_REQUIRED TASK_
Return the material exactly as supplied, apart from the pictures, which are omitted.

_DATA SHOWN_

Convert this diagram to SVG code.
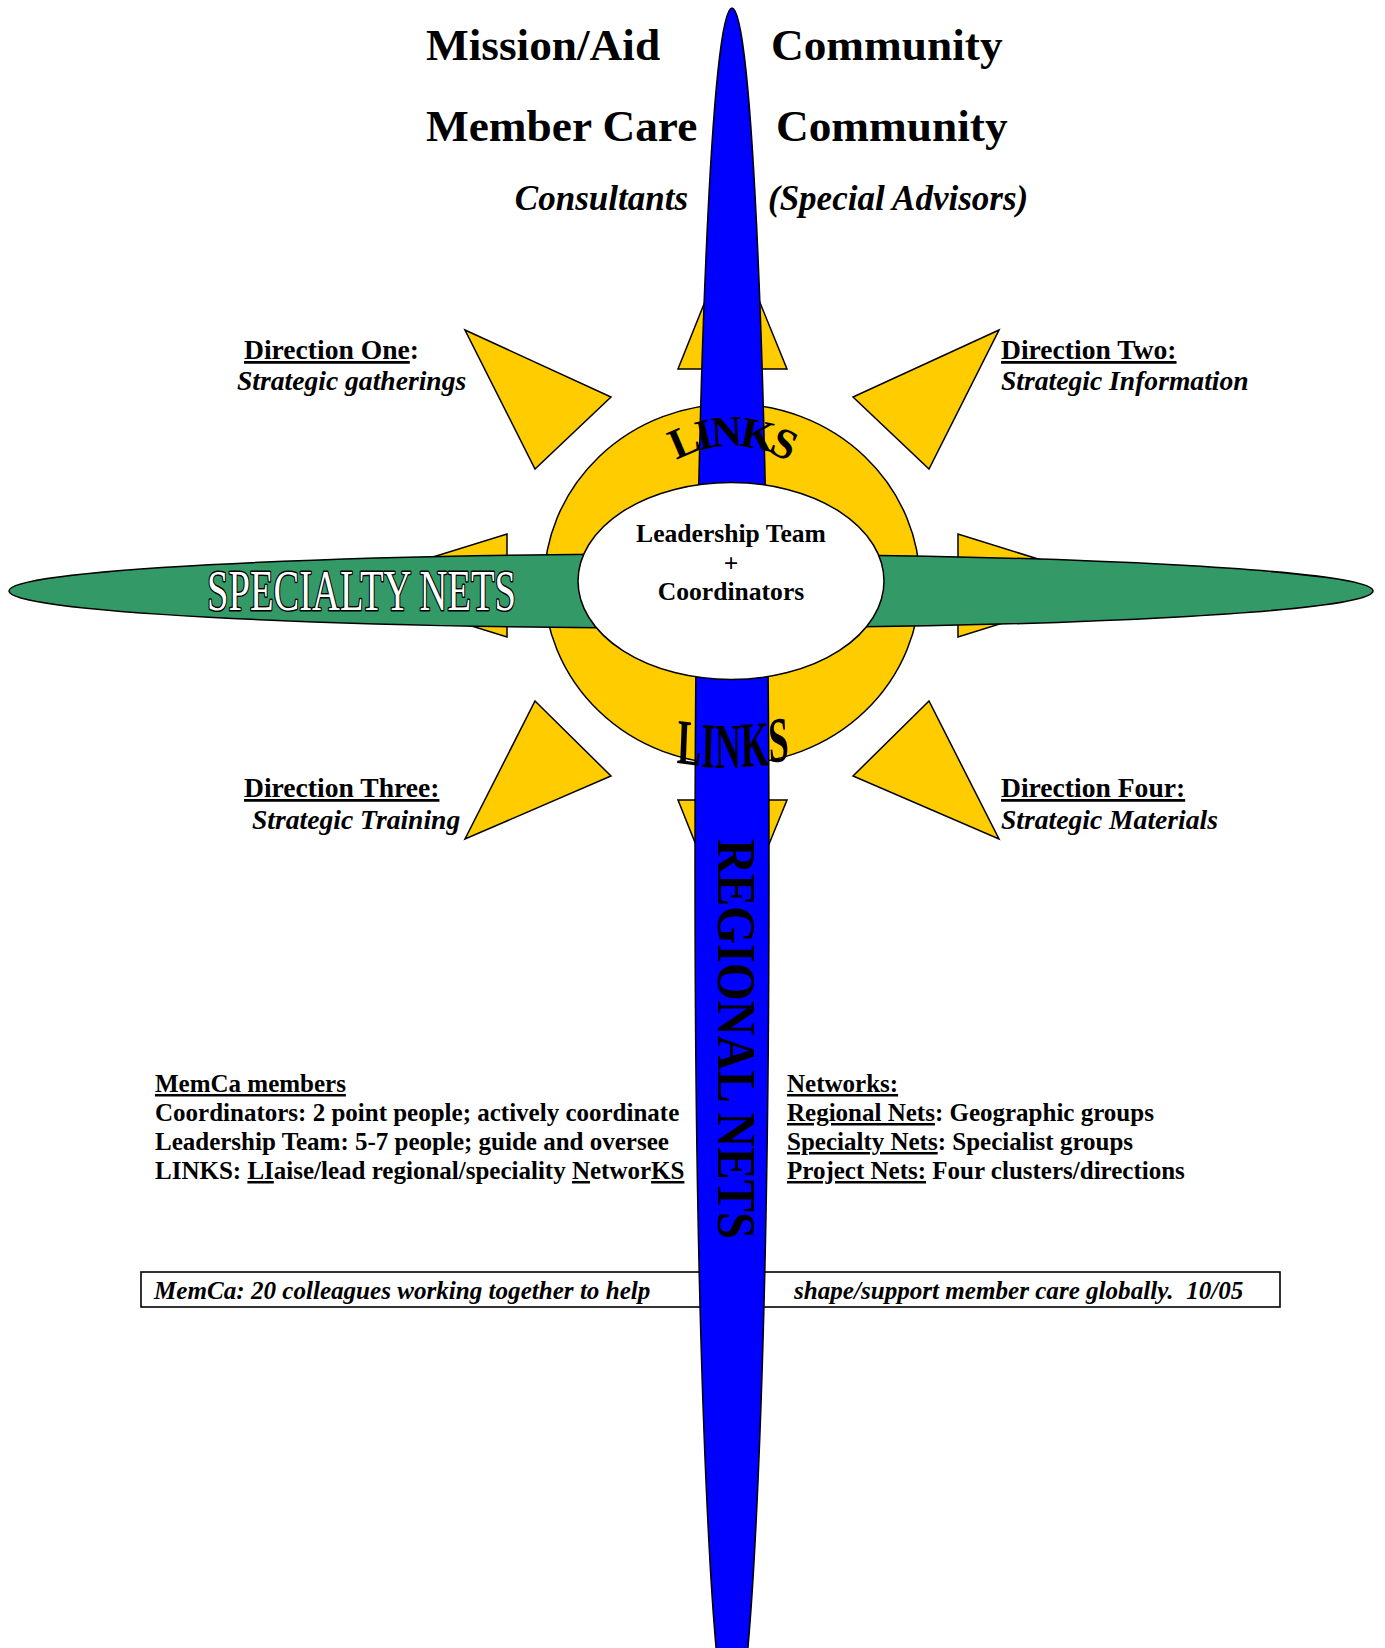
<svg xmlns="http://www.w3.org/2000/svg" width="1385" height="1648" viewBox="0 0 1385 1648">
<style>
text { font-family: "Liberation Serif", "Times New Roman", serif; fill: #000; }
.title { font-size: 45.3px; font-weight: bold; }
.sub { font-size: 35px; font-weight: bold; font-style: italic; }
.dirh { font-size: 27.6px; font-weight: bold; }
.diri { font-size: 27.6px; font-weight: bold; font-style: italic; }
.body { font-size: 25px; font-weight: bold; }
.ctr { font-size: 25.6px; font-weight: bold; }
.boxt { font-size: 25.1px; font-weight: bold; font-style: italic; }
.u { text-decoration: underline; }
.tri { fill: #FFCC00; stroke: #000; stroke-width: 1.5; }
</style>
<defs>
<path id="linksTopArc" d="M 621,556 A 110 110 0 0 1 841,556"/>
</defs>
<rect x="0" y="0" width="1385" height="1648" fill="#fff"/>

<g id="footer-box">
<rect x="141" y="1272" width="1139" height="35" fill="#fff" stroke="#000" stroke-width="1.6"/>
<text class="boxt" x="154" y="1299">MemCa: 20 colleagues working together to help</text>
<text class="boxt" x="794" y="1299">shape/support member care globally.&#160; 10/05</text>
</g>

<g id="connectors">
<polygon id="dir-north" class="tri" points="678,369 787,369 732,234"/>
<polygon id="dir-south" class="tri" points="678,800 787,800 732,935"/>
<polygon id="dir-west" class="tri" points="507,534 507,637 341,585.5"/>
<polygon id="dir-east" class="tri" points="958,534 958,637 1123,585.5"/>
<polygon id="dir-one" class="tri" points="465,330 611,397 535,469"/>
<polygon id="dir-two" class="tri" points="999,330 853,397 929,469"/>
<polygon id="dir-three" class="tri" points="535,701 611,776 465,839"/>
<polygon id="dir-four" class="tri" points="929,701 853,776 999,839"/>
</g>

<g id="links-ring">
<ellipse cx="732" cy="584" rx="188" ry="180" fill="#FFCC00" stroke="#000" stroke-width="1.5"/>
</g>

<g id="specialty-nets">
<ellipse cx="691" cy="591" rx="682" ry="37" fill="#339966" stroke="#000" stroke-width="1.5"/>
</g>

<g id="regional-nets">
<ellipse cx="732" cy="869" rx="37" ry="861" fill="#0000FF" stroke="#000" stroke-width="1.5"/>
</g>

<g id="leadership-center">
<ellipse cx="731" cy="581" rx="153" ry="98.5" fill="#fff" stroke="#000" stroke-width="1.5"/>
<text class="ctr" x="731" y="542" text-anchor="middle">Leadership Team</text>
<text class="ctr" x="731" y="572" text-anchor="middle">+</text>
<text class="ctr" x="731" y="600" text-anchor="middle">Coordinators</text>
</g>

<g id="ring-labels">
<text font-size="43" font-weight="bold" letter-spacing="-4"><textPath href="#linksTopArc" startOffset="50%" text-anchor="middle">LINKS</textPath></text>
<g transform="translate(733,768) scale(0.93,1.65)">
<text x="-60.7 -34.7 -19.5 8.7 39" y="-3 -0.6 0 -0.6 -3.2" font-size="39" font-weight="bold" rotate="4 2 0 -2 -4">LINKS</text>
</g>
<text x="207" y="610" font-size="57" textLength="309" lengthAdjust="spacingAndGlyphs" style="fill:#fff;stroke:#000;stroke-width:3;paint-order:stroke;stroke-linejoin:round">SPECIALTY NETS</text>
<text transform="translate(718,839) rotate(90)" font-size="54" font-weight="bold" textLength="400" lengthAdjust="spacingAndGlyphs">REGIONAL NETS</text>
</g>

<g id="header">
<text class="title" x="426" y="60">Mission/Aid</text>
<text class="title" x="771" y="60">Community</text>
<text class="title" x="426" y="141">Member Care</text>
<text class="title" x="776" y="141">Community</text>
<text class="sub" x="688" y="210" text-anchor="end">Consultants</text>
<text class="sub" x="768" y="210">(Special Advisors)</text>
</g>

<g id="direction-one">
<text class="dirh" x="244" y="359"><tspan class="u">Direction One</tspan>:</text>
<text class="diri" x="237" y="390">Strategic gatherings</text>
</g>
<g id="direction-two">
<text class="dirh" x="1001" y="359"><tspan class="u">Direction Two:</tspan></text>
<text class="diri" x="1001" y="390">Strategic Information</text>
</g>
<g id="direction-three">
<text class="dirh" x="244" y="797"><tspan class="u">Direction Three:</tspan></text>
<text class="diri" x="252" y="829">Strategic Training</text>
</g>
<g id="direction-four">
<text class="dirh" x="1001" y="797"><tspan class="u">Direction Four:</tspan></text>
<text class="diri" x="1001" y="829">Strategic Materials</text>
</g>

<g id="memca-members">
<text class="body" x="155" y="1092"><tspan class="u">MemCa members</tspan></text>
<text class="body" x="155" y="1121">Coordinators: 2 point people; actively coordinate</text>
<text class="body" x="155" y="1150">Leadership Team: 5-7 people; guide and oversee</text>
<text class="body" x="155" y="1179">LINKS: <tspan class="u">LI</tspan>aise/lead regional/speciality <tspan class="u">N</tspan>etwor<tspan class="u">KS</tspan></text>
</g>

<g id="networks">
<text class="body" x="787" y="1092"><tspan class="u">Networks:</tspan></text>
<text class="body" x="787" y="1121"><tspan class="u">Regional Nets</tspan>: Geographic groups</text>
<text class="body" x="787" y="1150"><tspan class="u">Specialty Nets</tspan>: Specialist groups</text>
<text class="body" x="787" y="1179"><tspan class="u">Project Nets:</tspan> Four clusters/directions</text>
</g>
</svg>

_RESULT OF THIS EXERCISE_
Convert this diagram to SVG code.
<svg xmlns="http://www.w3.org/2000/svg" width="1385" height="1648" viewBox="0 0 1385 1648">
<style>
text { font-family: "Liberation Serif", "Times New Roman", serif; fill: #000; }
.title { font-size: 45.3px; font-weight: bold; }
.sub { font-size: 35px; font-weight: bold; font-style: italic; }
.dirh { font-size: 27.6px; font-weight: bold; }
.diri { font-size: 27.6px; font-weight: bold; font-style: italic; }
.body { font-size: 25px; font-weight: bold; }
.ctr { font-size: 25.6px; font-weight: bold; }
.boxt { font-size: 25.1px; font-weight: bold; font-style: italic; }
.u { text-decoration: underline; }
.tri { fill: #FFCC00; stroke: #000; stroke-width: 1.5; }
</style>
<defs>
<path id="linksTopArc" d="M 621,556 A 110 110 0 0 1 841,556"/>
</defs>
<rect x="0" y="0" width="1385" height="1648" fill="#fff"/>

<g id="footer-box">
<rect x="141" y="1272" width="1139" height="35" fill="#fff" stroke="#000" stroke-width="1.6"/>
<text class="boxt" x="154" y="1299">MemCa: 20 colleagues working together to help</text>
<text class="boxt" x="794" y="1299">shape/support member care globally.&#160; 10/05</text>
</g>

<g id="connectors">
<polygon id="dir-north" class="tri" points="678,369 787,369 732,234"/>
<polygon id="dir-south" class="tri" points="678,800 787,800 732,935"/>
<polygon id="dir-west" class="tri" points="507,534 507,637 341,585.5"/>
<polygon id="dir-east" class="tri" points="958,534 958,637 1123,585.5"/>
<polygon id="dir-one" class="tri" points="465,330 611,397 535,469"/>
<polygon id="dir-two" class="tri" points="999,330 853,397 929,469"/>
<polygon id="dir-three" class="tri" points="535,701 611,776 465,839"/>
<polygon id="dir-four" class="tri" points="929,701 853,776 999,839"/>
</g>

<g id="links-ring">
<ellipse cx="732" cy="584" rx="188" ry="180" fill="#FFCC00" stroke="#000" stroke-width="1.5"/>
</g>

<g id="specialty-nets">
<ellipse cx="691" cy="591" rx="682" ry="37" fill="#339966" stroke="#000" stroke-width="1.5"/>
</g>

<g id="regional-nets">
<ellipse cx="732" cy="869" rx="37" ry="861" fill="#0000FF" stroke="#000" stroke-width="1.5"/>
</g>

<g id="leadership-center">
<ellipse cx="731" cy="581" rx="153" ry="98.5" fill="#fff" stroke="#000" stroke-width="1.5"/>
<text class="ctr" x="731" y="542" text-anchor="middle">Leadership Team</text>
<text class="ctr" x="731" y="572" text-anchor="middle">+</text>
<text class="ctr" x="731" y="600" text-anchor="middle">Coordinators</text>
</g>

<g id="ring-labels">
<text font-size="43" font-weight="bold" letter-spacing="-4"><textPath href="#linksTopArc" startOffset="50%" text-anchor="middle">LINKS</textPath></text>
<g transform="translate(733,768) scale(0.93,1.65)">
<text x="-60.7 -34.7 -19.5 8.7 39" y="-3 -0.6 0 -0.6 -3.2" font-size="39" font-weight="bold" rotate="4 2 0 -2 -4">LINKS</text>
</g>
<text x="207" y="610" font-size="57" textLength="309" lengthAdjust="spacingAndGlyphs" style="fill:#fff;stroke:#000;stroke-width:3;paint-order:stroke;stroke-linejoin:round">SPECIALTY NETS</text>
<text transform="translate(718,839) rotate(90)" font-size="54" font-weight="bold" textLength="400" lengthAdjust="spacingAndGlyphs">REGIONAL NETS</text>
</g>

<g id="header">
<text class="title" x="426" y="60">Mission/Aid</text>
<text class="title" x="771" y="60">Community</text>
<text class="title" x="426" y="141">Member Care</text>
<text class="title" x="776" y="141">Community</text>
<text class="sub" x="688" y="210" text-anchor="end">Consultants</text>
<text class="sub" x="768" y="210">(Special Advisors)</text>
</g>

<g id="direction-one">
<text class="dirh" x="244" y="359"><tspan class="u">Direction One</tspan>:</text>
<text class="diri" x="237" y="390">Strategic gatherings</text>
</g>
<g id="direction-two">
<text class="dirh" x="1001" y="359"><tspan class="u">Direction Two:</tspan></text>
<text class="diri" x="1001" y="390">Strategic Information</text>
</g>
<g id="direction-three">
<text class="dirh" x="244" y="797"><tspan class="u">Direction Three:</tspan></text>
<text class="diri" x="252" y="829">Strategic Training</text>
</g>
<g id="direction-four">
<text class="dirh" x="1001" y="797"><tspan class="u">Direction Four:</tspan></text>
<text class="diri" x="1001" y="829">Strategic Materials</text>
</g>

<g id="memca-members">
<text class="body" x="155" y="1092"><tspan class="u">MemCa members</tspan></text>
<text class="body" x="155" y="1121">Coordinators: 2 point people; actively coordinate</text>
<text class="body" x="155" y="1150">Leadership Team: 5-7 people; guide and oversee</text>
<text class="body" x="155" y="1179">LINKS: <tspan class="u">LI</tspan>aise/lead regional/speciality <tspan class="u">N</tspan>etwor<tspan class="u">KS</tspan></text>
</g>

<g id="networks">
<text class="body" x="787" y="1092"><tspan class="u">Networks:</tspan></text>
<text class="body" x="787" y="1121"><tspan class="u">Regional Nets</tspan>: Geographic groups</text>
<text class="body" x="787" y="1150"><tspan class="u">Specialty Nets</tspan>: Specialist groups</text>
<text class="body" x="787" y="1179"><tspan class="u">Project Nets:</tspan> Four clusters/directions</text>
</g>
</svg>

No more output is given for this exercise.